Temat ten wydaje mi sie dobry, by przyszłemu nabywcy Lancera przedstawić historie z doświadczenie ludzi którzy już takie auto kupili. Jeśli zdecyduje sie na zakup auta z zachodu od handlarza niech nie zapomni zapytać o książke serwisową oraz sprawdzenie przebiegu po VINie chociażby na smartphonie przed zakupem.
Pozdrawiam i owocnych łowów.
remi - 18-02-2016, 00:59
Mam nietypowe pytanie. Znajomy szuka lancera. Oglądaliśmy ostatnio z nim lancera combi 2,0 w wersji sport z 2003 roku. Sprzedawca napisał, że ma kontrolę trakcji, jednak lancer nie miał żadnej kontrolki na desce. Nic ESP, ASR, lub coś podobnego. Sprzedawca twierdził, że ma a kontrolka w tych autach nie występowała. Ma ktoś jakąś wiedzę w temacie, a jeśli faktycznie nie ma kontrolki, to jak sprawdzić czy ma kontrilę trakcji.
cobretti - 18-02-2016, 01:12
Nie ma i nie było żadnej kontroli, chodzi mu o abs z ebd czyli rozkład sił chamowania, a to nic innego jak bodajże cztero kanałowy abs ot cała filozofia. Nie mniej przy ciągnięciu kosy na zakręcie czy placu jakimś pompa abs'u się u mnie załącza.
remi - 18-02-2016, 01:33
Dzięki za szybką odpowiedz. Z tym ręcznym to muszę popatrzeć, jednak jeśli faktycznie tak jest, to o co w takim przypadku chodzi?
Wracając z roboty sprawdziłem ten ręczny (popadało troszkę śniegiem). Faktycznie słychać pracę ABSu nawet przy ciągnięciu ręcznego. Trochę to dziwne.
cobretti - 18-02-2016, 08:56
Nom dziwne trochę, ale widzę że to jest norma. A skąd przywiozłeś miśka? Ja z nowej rudy jestem, więc jak coś to służę pomocą.
remi - 18-02-2016, 12:32
O proszę. Ja z Głuszycy. Jak narazie ogarniam sobie wszystko. Swojego kupiłem w październiku, był z Niemiec, ale stał rok. Po wymiabie rozrządu, amorków z przodu oraz kilku drobnostek zaczyna być fajny .

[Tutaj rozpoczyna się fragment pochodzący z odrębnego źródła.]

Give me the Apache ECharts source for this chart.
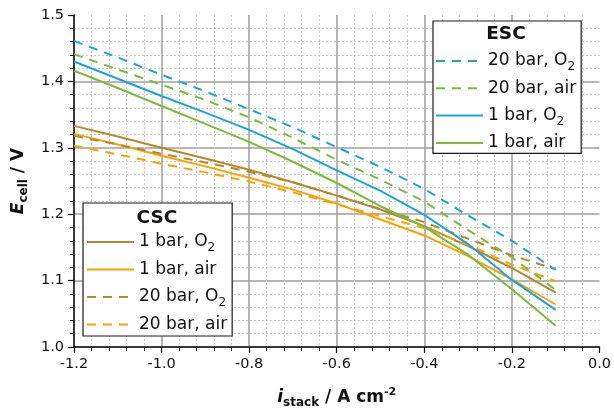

cobretti - 18-02-2016, 14:42
Mój też z niemiec i sporo stał bo maska po śniegowa i nikt nie chciał. U mnie w sumie tylko oliwa i chamulce były do roboty, klocki aż się rozpadały i prowadnice tylnych zacisków palnikiem usuwałem. Poza tym cacy, pod maskę poszedł podtlenek lpg a niedawno nowy rozrząd, choć powodem nie była niepewna historia czy termin wymiany, bo jeszcze 40 tysi było tylko awaria hydronapinacza. W sumie dobre rolki i pasek wyciąglem. A i od kolegi z naszego forum kupiłem kratkę do bagażnika w wery promocyjnej cenie.
remi - 18-02-2016, 19:09
Też chcę takę kratkę!! Mój lancer jeżeli chodzi o tył, to miał wszystko nowe, pracujące. Nawet smar na nakrętkach jeszcze miał. Z książki serwisowej wynika, że miał to robione w maju a we wrześniu już był w Polsce. Potem rok stał i ja go kupiłem. Rozrząd też wymieniałem z powodu awarii napinacza, reszta była nowa. Przednie hamulce były jewzcze do jazdy, ale lewy tłoczek się zapiekł, trochę nim polatałem i spaliłem klocki, więc wsadzilem nowe, tarczy szczęście nie powyginało. Jak go kupowałem, to coś w lewym przodzie waliło na dziurach, powodem był wywalony amortyzator. W ramach wymiany zmienione dwa i do tego łączniki stabilizatora, nie były złe, ale gumy sparciałe strasznie. Oczywiście po zakupie wymiana oleju i podtlenek lpg. Po założeniu lpg lekki wyciek płynu, okazało się, że jedna objemka nie trzymała. Jak monter poruszał rurami to zaczęła przeciekać. Do tego wszystkiego naprawa zapalniczki, bo brakowało prądu. Niby sporo napraw, ale za auto dałem 8500 zł, miało nowe opony zimowe continental i letnie dwie idealne a dwie idealnie wytarte......i oczywiście wyszarpany katalizator.